Un anno dopo, i suoi genitori denunciarono il Chicago Park District e le due aziende che avevano costruito e installato lo scivolo. Theodora Briggs Sweeney, paladina dei consumatori e consulente sulla sicurezza della John Carroll University, nei pressi di Cleveland, testimoniò in dozzine di processi e sposò la crociata pubblica a favore di una riforma dei parchi giochi. “. Come risultato, nel 1981 la Consumer Product Safety Commission pubblicò il primo “Manuale per la sicurezza nei parchi giochi”. In una pubblicazione comune, la Sweeney e Frost sollecitarono un’”ispezione immediata” di tutte le strutture installate prima del 1981 e la rimozione di quelle irregolari A Frank Nelson vennero garantiti un minimo di 9,5 milioni di dollari. Maurice Thominet, l’ingegnere capo del Park District, raccontò al Chicago Tribune che la città avrebbe dovuto “controllare tutte le nostre attrezzature con scrupolosa attenzione” e quasi certamente rimuovere tutti gli scivoli “tornado” e qualche altra struttura. All’epoca, un lettore scrisse al giornale: “Non avvengono più incidenti?… Una madre può correre il rischio di portare il suo bambino in cima a un “tornado”, con tutte le migliori intenzioni, e avere un incidente?

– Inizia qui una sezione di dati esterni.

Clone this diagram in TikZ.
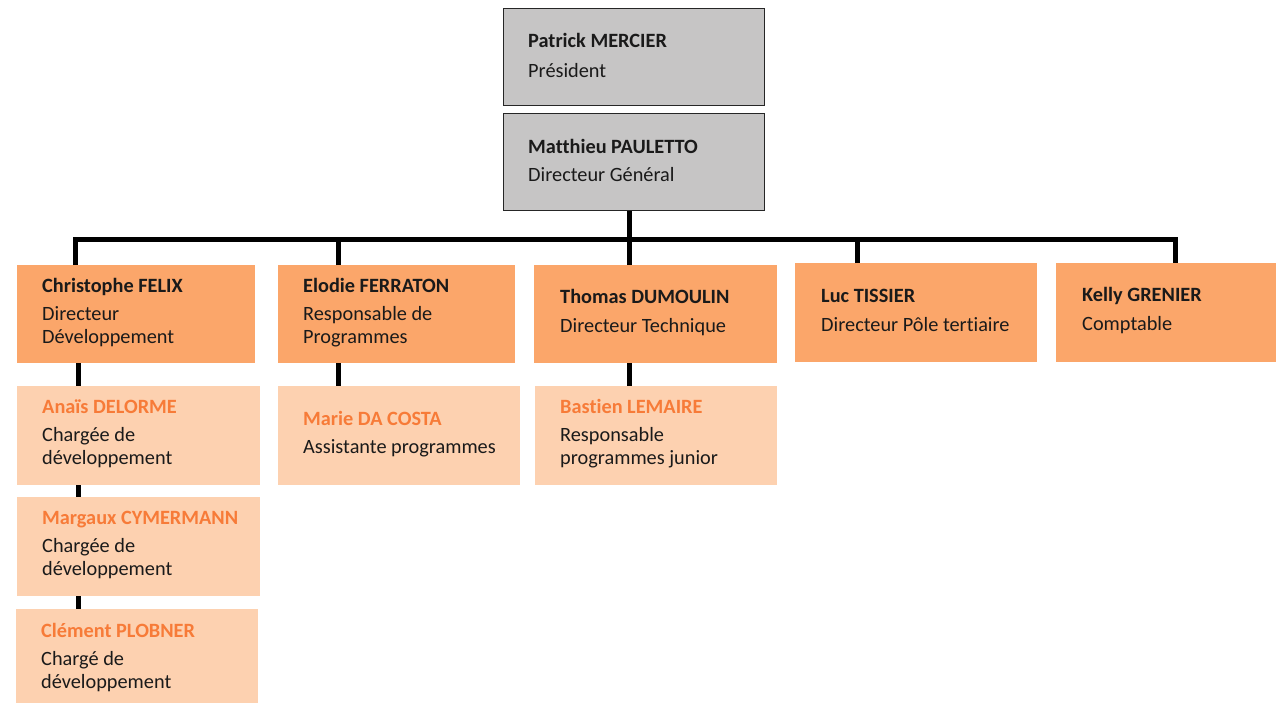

Dopo qualche anno però, Joe Frost, vecchio compagno della Sweeney nella crociata per la sicurezza, scriveva: “Gli adulti sono giunti alla determinazione errata che i ragazzi debbano essere protetti da qualsiasi rischio di farsi male… Nel mondo reale, la vita è piena di rischi – finanziari, fisici, emotivi, sociali – e un ragionevole rischio è essenziale per un sano sviluppo verso l’età adulta”.
Ma l’ironia della sorte è che la nostra brama di sicurezza non ha fatto una grossa differenza nel numero di incidenti che riguardano i giovani. Secondo il Sistema Nazionale di Sorveglianza Elettronica degli Incidenti, che monitora il ricorso agli ospedali, nel 1980 la frequenza delle visite al pronto soccorso in relazione alle attrezzature dei parchi giochi e a quelle casalinghe è stata di 156.000 volte (una visita per ogni 1.452 americani). Nel 2012 è stata di 271.475 volte (una ogni 1.156 americani). Anche il numero dei decessi non è cambiato granché. Dal 2001 al 2008, la Commissione per la Sicurezza del Consumatore ha registrato 100 morti associati alle attrezzature dei parchi giochi – una media di 13 all’anno, o 10 in meno rispetto al 1980.

E allora, concludo, con alcune domande. Quello che impedisco ai miei figli di fare far star bene a me o giova a loro? E quell’ansia di controllo, magari affidata al cellulare (sic! Sempre più allievi devono chiamare casa al mattino per avvisare di essere arrivati a scuola) giova all’”irrobustimento”, garanzia per una vita serena e adulta? Quanto la mia vigilanza si riduce a gesti banali trascurando la complessità di uno sguardo educativo profondo?